### Work to do
Quote the listing below in full and exactly as written, but omit every picture.

### Supplied material
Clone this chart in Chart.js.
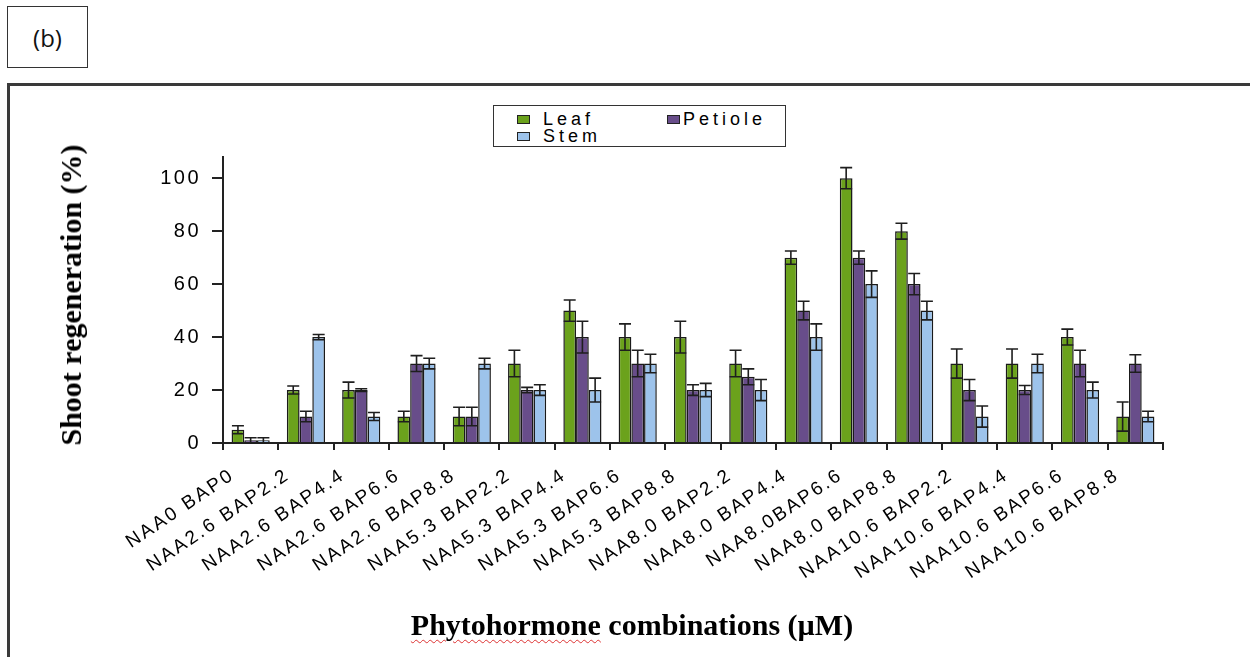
<!DOCTYPE html>
<html>
<head>
<meta charset="utf-8">
<script src="https://cdn.jsdelivr.net/npm/chart.js@4"></script>
<style>
	body { margin: 0; background: #fff; width: 1250px; height: 657px; overflow: hidden; position: relative; font-family: "Liberation Sans", Arial, sans-serif; }
	#tag { position: absolute; left: 7px; top: 6px; width: 81px; height: 62px; box-sizing: border-box; border: 1px solid #333; display: flex; align-items: center; justify-content: center; font-family: "Open Sans", sans-serif; font-size: 24px; color: #111; }
	#frame { position: absolute; left: 7px; top: 83px; width: 1400px; height: 700px; border: 3px solid #3a3a3a; }
	#wrap { position: absolute; left: 0; top: 0; width: 1250px; height: 657px; }
	#legend { position: absolute; left: 493px; top: 105px; width: 293px; height: 42px; box-sizing: border-box; border: 1.5px solid #333; background: #fff; }
	.sw { position: absolute; width: 13px; height: 9px; box-sizing: border-box; border: 1.5px solid #222; }
	.lt { position: absolute; font-size: 18px; letter-spacing: 4px; line-height: 18px; color: #000; }
	#ytitle { position: absolute; left: 71px; top: 295px; transform: translate(-50%, -50%) rotate(-90deg); white-space: nowrap; font-family: "Liberation Serif", "Times New Roman", serif; font-weight: bold; font-size: 30px; color: #000; }
	#xtitle { position: absolute; left: 632px; top: 625px; transform: translate(-50%, -50%); white-space: nowrap; font-family: "Liberation Serif", "Times New Roman", serif; font-weight: bold; font-size: 30px; color: #000; }
	#xtitle .sp { text-decoration: underline wavy #d33; text-decoration-thickness: 1px; text-underline-offset: 4px; }
</style>
</head>
<body>
<div id="tag">(b)</div>
<div id="frame"></div>
<div id="wrap"><canvas id="chart"></canvas></div>
<div id="legend">
	<div class="sw" style="left:23px; top:9px; background:#6ba21c;"></div>
	<div class="lt" style="left:49px; top:4px;">Leaf</div>
	<div class="sw" style="left:173px; top:9px; background:#684d8a;"></div>
	<div class="lt" style="left:189px; top:4px;">Petiole</div>
	<div class="sw" style="left:23px; top:26px; background:#9dc3eb;"></div>
	<div class="lt" style="left:49px; top:21px;">Stem</div>
</div>
<div id="ytitle">Shoot regeneration (%)</div>
<div id="xtitle"><span class="sp">Phytohormone</span> combinations (µM)</div>
<script>
// Shoot regeneration per phytohormone combination, three explant types
const categories = [
	"NAA0 BAP0", "NAA2.6 BAP2.2", "NAA2.6 BAP4.4", "NAA2.6 BAP6.6", "NAA2.6 BAP8.8",
	"NAA5.3 BAP2.2", "NAA5.3 BAP4.4", "NAA5.3 BAP6.6", "NAA5.3 BAP8.8",
	"NAA8.0 BAP2.2", "NAA8.0 BAP4.4", "NAA8.0BAP6.6", "NAA8.0 BAP8.8",
	"NAA10.6 BAP2.2", "NAA10.6 BAP4.4", "NAA10.6 BAP6.6", "NAA10.6 BAP8.8",
];
const leaf = [5, 20, 20, 10, 10, 30, 50, 40, 40, 30, 70, 100, 80, 30, 30, 40, 10];
const leafErr = [1.5, 1.5, 3, 2, 3.5, 5, 4, 5, 6, 5, 2.5, 4, 3, 5.5, 5.5, 3, 5.5];
const petiole = [1, 10, 20, 30, 10, 20, 40, 30, 20, 25, 50, 70, 60, 20, 20, 30, 30];
const petioleErr = [1, 2, 0.5, 3, 3.5, 1, 6, 5, 2, 3, 3.5, 2.5, 4, 4, 1.7, 5, 3.3];
const stem = [1, 40, 10, 30, 30, 20, 20, 30, 20, 20, 40, 60, 50, 10, 30, 20, 10];
const stemErr = [1, 1, 1.5, 2, 2, 2, 4.5, 3.5, 2.5, 4, 5, 5, 3.5, 4, 3.5, 3, 2];
const yTicks = [0, 20, 40, 60, 80, 100];

const errors = [leafErr, petioleErr, stemErr];

const letterSpacing = {
	id: "letterSpacing",
	beforeDraw(chart) {
		chart.ctx.letterSpacing = "2.5px";
	},
};

const errorBars = {
	id: "errorBars",
	afterDatasetsDraw(chart) {
		const ctx = chart.ctx;
		const y = chart.scales.y;
		ctx.save();
		ctx.strokeStyle = "#1e1e1e";
		ctx.lineWidth = 1.6;
		chart.data.datasets.forEach((ds, i) => {
			const meta = chart.getDatasetMeta(i);
			meta.data.forEach((bar, j) => {
				const v = ds.data[j];
				const e = errors[i][j];
				const top = y.getPixelForValue(v + e);
				const bot = y.getPixelForValue(Math.max(v - e, 0));
				const half = 6;
				ctx.beginPath();
				ctx.moveTo(bar.x, top);
				ctx.lineTo(bar.x, bot);
				ctx.moveTo(bar.x - half, top);
				ctx.lineTo(bar.x + half, top);
				ctx.moveTo(bar.x - half, bot);
				ctx.lineTo(bar.x + half, bot);
				ctx.stroke();
			});
		});
		ctx.restore();
	},
};

const barStyle = { borderColor: "#1a1a1a", borderWidth: 1.5, categoryPercentage: 0.69, barPercentage: 1.0 };

new Chart(document.getElementById("chart"), {
	type: "bar",
	data: {
		labels: categories,
		datasets: [
			{ label: "Leaf", data: leaf, backgroundColor: "#6ba21c", ...barStyle },
			{ label: "Petiole", data: petiole, backgroundColor: "#684d8a", ...barStyle },
			{ label: "Stem", data: stem, backgroundColor: "#9dc3eb", ...barStyle },
		],
	},
	options: {
		responsive: true,
		maintainAspectRatio: false,
		animation: false,
		layout: { padding: { left: 0, right: 87, top: 157, bottom: 0 } },
		plugins: { legend: { display: false }, tooltip: { enabled: false } },
		scales: {
			x: {
				offset: true,
				grid: { display: true, offset: true, drawOnChartArea: false, drawTicks: true, tickLength: 7, color: "#222", lineWidth: 2, tickWidth: 2 },
				border: { display: true, color: "#222", width: 2 },
				ticks: {
					color: "#000",
					font: { family: "'Liberation Sans', Arial, sans-serif", size: 19 },
					minRotation: 34,
					maxRotation: 34,
					autoSkip: false,
					padding: 14,
					labelOffset: -18,
				},
				afterFit(s) {
					s.height = 214;
					s.paddingLeft = 0;
					s.paddingRight = 0;
				},
			},
			y: {
				min: 0,
				max: 108,
				grid: { display: true, drawOnChartArea: false, drawTicks: true, tickLength: 11, color: "#222", lineWidth: 2, tickWidth: 2 },
				border: { display: true, color: "#222", width: 2 },
				ticks: {
					color: "#000",
					font: { family: "'Liberation Sans', Arial, sans-serif", size: 20 },
					padding: 11,
				},
				afterBuildTicks(s) {
					s.ticks = yTicks.map((v) => ({ value: v }));
				},
				afterFit(s) {
					s.width = 223;
					s.paddingTop = 0;
					s.paddingBottom = 0;
				},
			},
		},
	},
	plugins: [letterSpacing, errorBars],
});
</script>
</body>
</html>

### Exercise output
Clone this chart in Chart.js.
<!DOCTYPE html>
<html>
<head>
<meta charset="utf-8">
<script src="https://cdn.jsdelivr.net/npm/chart.js@4"></script>
<style>
	body { margin: 0; background: #fff; width: 1250px; height: 657px; overflow: hidden; position: relative; font-family: "Liberation Sans", Arial, sans-serif; }
	#tag { position: absolute; left: 7px; top: 6px; width: 81px; height: 62px; box-sizing: border-box; border: 1px solid #333; display: flex; align-items: center; justify-content: center; font-family: "Open Sans", sans-serif; font-size: 24px; color: #111; }
	#frame { position: absolute; left: 7px; top: 83px; width: 1400px; height: 700px; border: 3px solid #3a3a3a; }
	#wrap { position: absolute; left: 0; top: 0; width: 1250px; height: 657px; }
	#legend { position: absolute; left: 493px; top: 105px; width: 293px; height: 42px; box-sizing: border-box; border: 1.5px solid #333; background: #fff; }
	.sw { position: absolute; width: 13px; height: 9px; box-sizing: border-box; border: 1.5px solid #222; }
	.lt { position: absolute; font-size: 18px; letter-spacing: 4px; line-height: 18px; color: #000; }
	#ytitle { position: absolute; left: 71px; top: 295px; transform: translate(-50%, -50%) rotate(-90deg); white-space: nowrap; font-family: "Liberation Serif", "Times New Roman", serif; font-weight: bold; font-size: 30px; color: #000; }
	#xtitle { position: absolute; left: 632px; top: 625px; transform: translate(-50%, -50%); white-space: nowrap; font-family: "Liberation Serif", "Times New Roman", serif; font-weight: bold; font-size: 30px; color: #000; }
	#xtitle .sp { text-decoration: underline wavy #d33; text-decoration-thickness: 1px; text-underline-offset: 4px; }
</style>
</head>
<body>
<div id="tag">(b)</div>
<div id="frame"></div>
<div id="wrap"><canvas id="chart"></canvas></div>
<div id="legend">
	<div class="sw" style="left:23px; top:9px; background:#6ba21c;"></div>
	<div class="lt" style="left:49px; top:4px;">Leaf</div>
	<div class="sw" style="left:173px; top:9px; background:#684d8a;"></div>
	<div class="lt" style="left:189px; top:4px;">Petiole</div>
	<div class="sw" style="left:23px; top:26px; background:#9dc3eb;"></div>
	<div class="lt" style="left:49px; top:21px;">Stem</div>
</div>
<div id="ytitle">Shoot regeneration (%)</div>
<div id="xtitle"><span class="sp">Phytohormone</span> combinations (µM)</div>
<script>
// Shoot regeneration per phytohormone combination, three explant types
const categories = [
	"NAA0 BAP0", "NAA2.6 BAP2.2", "NAA2.6 BAP4.4", "NAA2.6 BAP6.6", "NAA2.6 BAP8.8",
	"NAA5.3 BAP2.2", "NAA5.3 BAP4.4", "NAA5.3 BAP6.6", "NAA5.3 BAP8.8",
	"NAA8.0 BAP2.2", "NAA8.0 BAP4.4", "NAA8.0BAP6.6", "NAA8.0 BAP8.8",
	"NAA10.6 BAP2.2", "NAA10.6 BAP4.4", "NAA10.6 BAP6.6", "NAA10.6 BAP8.8",
];
const leaf = [5, 20, 20, 10, 10, 30, 50, 40, 40, 30, 70, 100, 80, 30, 30, 40, 10];
const leafErr = [1.5, 1.5, 3, 2, 3.5, 5, 4, 5, 6, 5, 2.5, 4, 3, 5.5, 5.5, 3, 5.5];
const petiole = [1, 10, 20, 30, 10, 20, 40, 30, 20, 25, 50, 70, 60, 20, 20, 30, 30];
const petioleErr = [1, 2, 0.5, 3, 3.5, 1, 6, 5, 2, 3, 3.5, 2.5, 4, 4, 1.7, 5, 3.3];
const stem = [1, 40, 10, 30, 30, 20, 20, 30, 20, 20, 40, 60, 50, 10, 30, 20, 10];
const stemErr = [1, 1, 1.5, 2, 2, 2, 4.5, 3.5, 2.5, 4, 5, 5, 3.5, 4, 3.5, 3, 2];
const yTicks = [0, 20, 40, 60, 80, 100];

const errors = [leafErr, petioleErr, stemErr];

const letterSpacing = {
	id: "letterSpacing",
	beforeDraw(chart) {
		chart.ctx.letterSpacing = "2.5px";
	},
};

const errorBars = {
	id: "errorBars",
	afterDatasetsDraw(chart) {
		const ctx = chart.ctx;
		const y = chart.scales.y;
		ctx.save();
		ctx.strokeStyle = "#1e1e1e";
		ctx.lineWidth = 1.6;
		chart.data.datasets.forEach((ds, i) => {
			const meta = chart.getDatasetMeta(i);
			meta.data.forEach((bar, j) => {
				const v = ds.data[j];
				const e = errors[i][j];
				const top = y.getPixelForValue(v + e);
				const bot = y.getPixelForValue(Math.max(v - e, 0));
				const half = 6;
				ctx.beginPath();
				ctx.moveTo(bar.x, top);
				ctx.lineTo(bar.x, bot);
				ctx.moveTo(bar.x - half, top);
				ctx.lineTo(bar.x + half, top);
				ctx.moveTo(bar.x - half, bot);
				ctx.lineTo(bar.x + half, bot);
				ctx.stroke();
			});
		});
		ctx.restore();
	},
};

const barStyle = { borderColor: "#1a1a1a", borderWidth: 1.5, categoryPercentage: 0.69, barPercentage: 1.0 };

new Chart(document.getElementById("chart"), {
	type: "bar",
	data: {
		labels: categories,
		datasets: [
			{ label: "Leaf", data: leaf, backgroundColor: "#6ba21c", ...barStyle },
			{ label: "Petiole", data: petiole, backgroundColor: "#684d8a", ...barStyle },
			{ label: "Stem", data: stem, backgroundColor: "#9dc3eb", ...barStyle },
		],
	},
	options: {
		responsive: true,
		maintainAspectRatio: false,
		animation: false,
		layout: { padding: { left: 0, right: 87, top: 157, bottom: 0 } },
		plugins: { legend: { display: false }, tooltip: { enabled: false } },
		scales: {
			x: {
				offset: true,
				grid: { display: true, offset: true, drawOnChartArea: false, drawTicks: true, tickLength: 7, color: "#222", lineWidth: 2, tickWidth: 2 },
				border: { display: true, color: "#222", width: 2 },
				ticks: {
					color: "#000",
					font: { family: "'Liberation Sans', Arial, sans-serif", size: 19 },
					minRotation: 34,
					maxRotation: 34,
					autoSkip: false,
					padding: 14,
					labelOffset: -18,
				},
				afterFit(s) {
					s.height = 214;
					s.paddingLeft = 0;
					s.paddingRight = 0;
				},
			},
			y: {
				min: 0,
				max: 108,
				grid: { display: true, drawOnChartArea: false, drawTicks: true, tickLength: 11, color: "#222", lineWidth: 2, tickWidth: 2 },
				border: { display: true, color: "#222", width: 2 },
				ticks: {
					color: "#000",
					font: { family: "'Liberation Sans', Arial, sans-serif", size: 20 },
					padding: 11,
				},
				afterBuildTicks(s) {
					s.ticks = yTicks.map((v) => ({ value: v }));
				},
				afterFit(s) {
					s.width = 223;
					s.paddingTop = 0;
					s.paddingBottom = 0;
				},
			},
		},
	},
	plugins: [letterSpacing, errorBars],
});
</script>
</body>
</html>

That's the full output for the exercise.